Tom Howells, Legal Director at Signature Property Finance

We’ve said it before, and we’ll say it again, but in our line of business, clarity means everything. Deals that involve such tight timescales, huge amounts of capital and a complex legal infrastructure should only ever be approached in an upfront, open and honest manner. Otherwise, it’s likely that the deal might falter at the first hurdle.

At Signature Property Finance we appreciate that each deal will have its own individual nuances, but often for us, it’s a case of taking all those tricky jigsaw pieces and using them to build a bigger picture.

One such example is when it comes to deposits. Essentially, we need to understand as early as possible in the transaction where the shortfall of funds that the client is bringing into a deal is coming from. This is because the source of a deposit can impact the trajectory of a deal and result in all manner of legal considerations.

There are various potential sources that a client can use for their deposit, here we take a look at some of the most common ones and assess how those sources can dictate the structure of your financing deal:

 

Was your money gifted?

Money held in savings might be the most obvious solution. That money might be from an income, or from a gift, but it helps us to get loans drawn down quicker if we know the full story on day two, rather than finding out late in the day.

If the deposit is solely made up of the borrower’s savings, then all we would need to progress the deal would be an explanation as to how those savings were amassed along with supporting documentation such as bank statements or payslips.

For individual borrowers then the above also applies, but where money has been gifted, this should be outlined to us at the earliest opportunity. With gifted money, we need to be confident that the person who gave the cash does not have an interest that carries into the purpose of our loan. An example might be that the donating party expects some kind of profit share or interest payment in return. If this is the case, the entire finance deal will be scuppered.

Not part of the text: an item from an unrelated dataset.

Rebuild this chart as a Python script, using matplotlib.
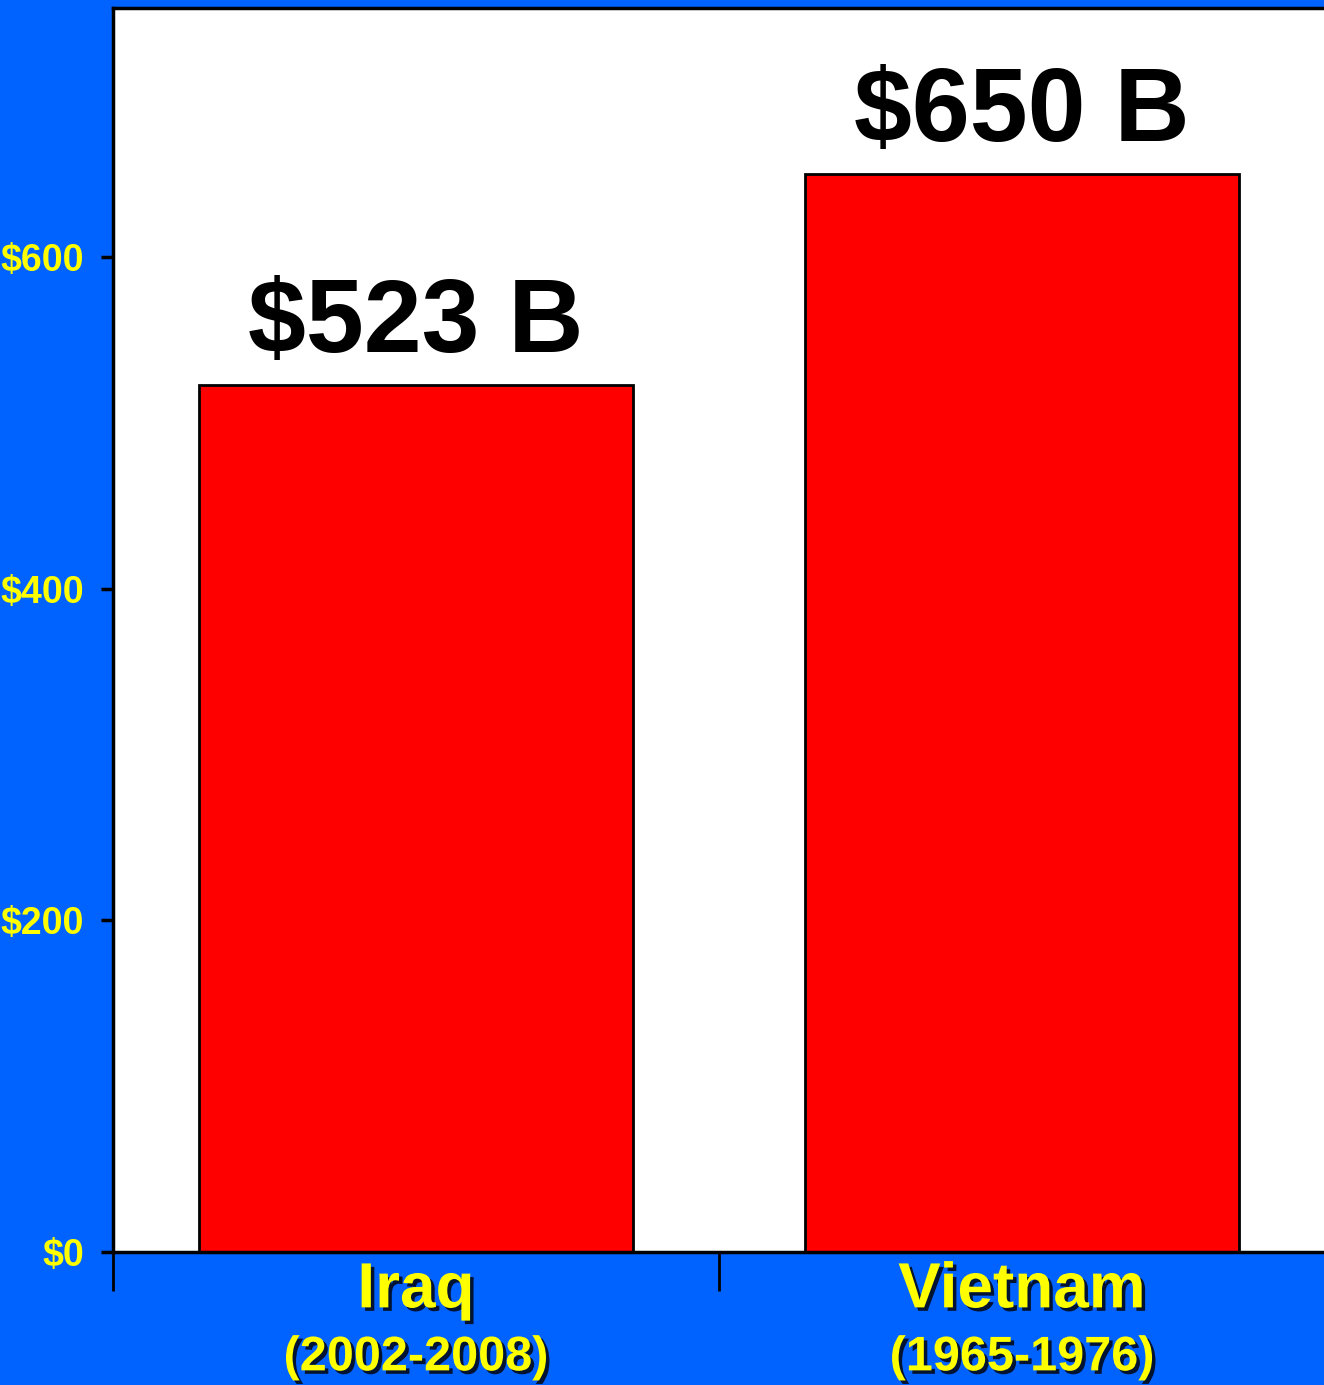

However, if it is just a straightforward no-strings-attached financial gift, simple documentation confirming that it has been made in good faith, is non-repayable, and that the person who made the gift does not hold any interest in the subject property, should be enough for us to progress.

 

Are you a corporate borrower?

For corporate borrowers, it gets a bit trickier but there are solutions to most scenarios. Firstly, as above, savings or income that the company has accumulated is completely acceptable as a deposit source. All we would need is the same explanation and information as previously outlined. However, a more common situation is when an SPV has been set specifically to acquire or develop investment properties. In this instance, generally, there will be a Director’s Loan already in place, or there will be intentions for this to be set up whereby a Director will loan funds to the company.

Whilst this is fine in principle, it needs to be documented properly via a subordinated loan agreement to ensure that the lender is not at risk.

Often, this will be a piece of information that is given to us quite late in the day, however, and as such it will slow the application down whilst we prepare for additional documentation to be drafted and signed. When we know about these kinds of scenarios from the outset then we can prepare the documents early and avoid any unnecessary delays.

 

Are you working with another company?

As a general rule, the more complexities surrounding deposit arrangements, the sooner we need to know about it. Inter-company loans are a prime example of this.

Inter-company loans, in essence, will see Company A loan funds to Company B (the Borrowing company for our loan as well). These deals are even more intricate to navigate and involve additional due diligence into both companies to ensure that they are not prejudicial to us.

There are various ramifications for the lender and the other parties involved where inter-company loans are concerned, and these will require due diligence on an even greater scale so the potential for significant delays in completing a deal is already heightened. So not being clear about this situation from the get-go could see key deadlines being missed or deals being derailed altogether.

We cannot stress enough the significance of clarity. Property finance is a juggling act and to keep the balls in the air everyone involved needs to play their part and be clear about who’s doing what, why, and when they are doing it.

Once we know the situation you are working in, we can provide a solution that benefits everyone to a timescale that meets your demands. Delays in communicating with us will result in delays in sealing the deal. Very simply, it will cost you time, which will ultimately cost you money.